La fin du monde

Tout doit disparaître.

Adapté d’une bande dessinée catastrophiste et sûrement très bien-pensante, La fin du monde, film allemand ne devait pas manquer de passer sur la vertueuse chaîne Arte, qui ne manque jamais de faire les gros yeux au monde tel quel l’Occident l’a civilisé depuis quelques milliers d’années. Donc tout va mal et tout ira tellement plus mal que l’aventure humaine sera bien obligée de s’interrompre pour que continue à vivre la ronde Gaïa ; pour les ceusses qui ne sauraient pas ce qu’est Gaïa, je précise que ce terme grec est utilisé de façon presque religieuse par les écologistes les plus radicaux, ceux qui verraient fort bien l’Humanité débarrasser le plancher au bénéfice du sapajou facétieux et du scolopendre à crête dorée.

Bon, voilà ; le film est une évidente parabole sur la nocivité humaine qui ne peut entraîner que des catastrophes. À un moment donné, notre mère la Terre (Gaïa, donc) s’est révoltée et en a eu marre ; elle a suscité une terrible épidémie fulgurante et inguérissable qui a transformé tout le monde en zombies à mâchoires dévorantes, agressifs comme des pitbulls élevés à la trique dans une cave de Seine Saint-Denis. Il se trouve – on ne sait pourquoi, mais on s’en fiche complétement – que deux villes allemandes ont pu se préserver de la contagion dévorante. Weimar, où l’on tue sans aucun état d’âme tous les contaminés et Iéna où, paraît-il, on a entrepris des recherches scientifiques approfondies sur la nature de la maladie et sur les remèdes qu’on pourrait lui apporter.

Il n’y a qu’une vingtaine de kilomètres entre les deux villes que relie un train de marchandises automatique (sans conducteur ni quelconque passager). On se demande bien ce que les deux villes peuvent bien échanger mais on veut bien marcher dans le récit : après tout le cinéma est l’art de l’émerveillement. Il se trouve donc que Vivi (Gro Swantje Kohlhof) dépressive et internée dans une maison spécialisée et et Eva (Maja Lehrer) se retrouvent fortuitement, sœurs d’infortune, dans la même galère. Vivi porte sur sa frêle personne le souvenir brûlant de sa petite sœur Renata (Amy Schuk) qu’elle a laissé contaminer par les zombis. Éva ne semble pas avoir eu de vie antérieure.

Et voilà, on passe 80 minutes à regarder comment les deux filles parviennent d’abord à échapper aux zombies, puis en en être rattrapés. On voit bien que la réalisatrice Carolina Hellsgard) veut mettre le nez des méchants mâles occidentaux dans leur caca : le film part dans tous les sens, se fluidifie, s’évapore sans qu’on puisse lui trouver la moindre ligne directrice : on est vraiment dans une sorte de fable, mais, sans qu’il y ait récit, on se demande bien ce sur vers quoi on va. Ça n’avance guère et on commence à s’ennuyer beaucoup.
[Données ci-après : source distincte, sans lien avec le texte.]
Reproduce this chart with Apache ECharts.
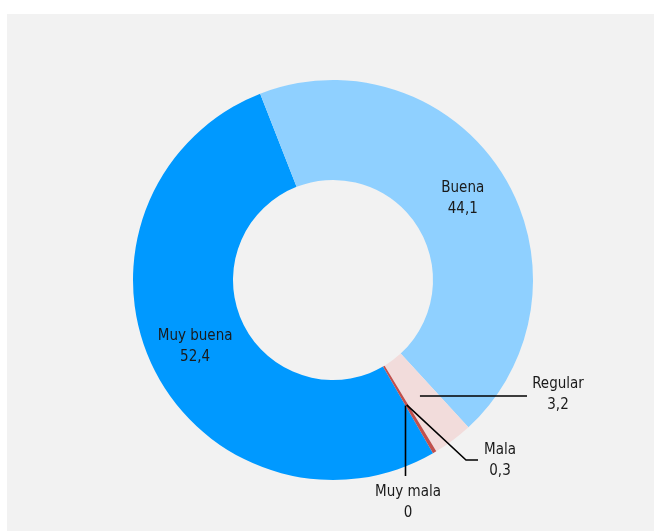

De temps en temps – mais trop rarement pour que l’honnête amateur en soit satisfait – il y a une brutale irruption de monstres sanguinaires qui tentent d’arracher avec des dents aiguës, un morceau de chair consommable. De temps en temps la réalisatrice se rappelle qu’elle se doit de montrer que l’Homme est une véritable catastrophe et que, s’il n’était pas là, les papillons, les scarabées, les grenouilles pourraient retrouver leur droit de vivre. Et que, dans la pureté recouvrée, on pourrait à nouveau voir toutes les étoiles.

À la fin, la parabole est de plus en plus lourde. À l’imitation d’un être étrange qui se fait appeler La jardinière (Trine Dyrholm) les deux amies deviennent des plantes. Ou plutôt des êtres bizarres, à demi végétaux. C’est notre destin, semble dire le film, la fusion avec la nature. Et on est prié d’applaudir la démonstration.